Christian experience is in continual danger of drifting from this vital center. In our age especially, we are prone to find God at the end of an argument and to leave him there. We have been compelled by militant agnosticism to put our apologetic armies on the defensive. Finding it impossible to hold the respect of men's intelligence without reasonable arguments in the faith's behalf, we have had to draw such inferences from the nature of the material universe, from the necessities of human thought, the demands of human conscience, and the progress of moral evolution in history, that materialism should be made, what indeed it is, a discredited affair. But God so arrived at, by way of reason, is an external matter. He is an hypothesis to explain the universe. "He sitteth upon the circle of the earth and the inhabitants thereof are as grasshoppers before him." Granted the incalculable value in such faith, putting unity into history and purpose into life—it is not religion and it never can be.
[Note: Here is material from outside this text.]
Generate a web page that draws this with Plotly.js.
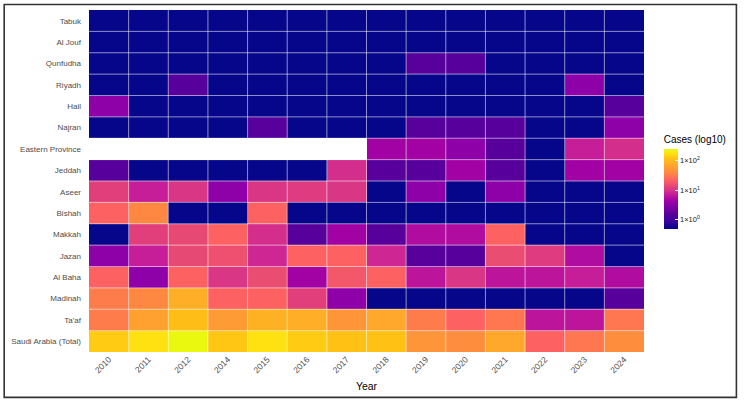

Religion begins when the God outwardly argued is inwardly experienced. Religion begins when we cease using the tricky and unstable aeroplane of speculation to seek Him among the clouds, and retreat into the fertile places of our own spirits where the living water rises, as Jesus said. God outside of us is a theory; God inside of us becomes a fact. God outside of us is an hypothesis; God inside of us is an experience. God the Father is the possibility of salvation; God the Spirit is actuality of life, joy, peace, and saving power. God the transcendent may do for philosophy, but he is not enough for religion.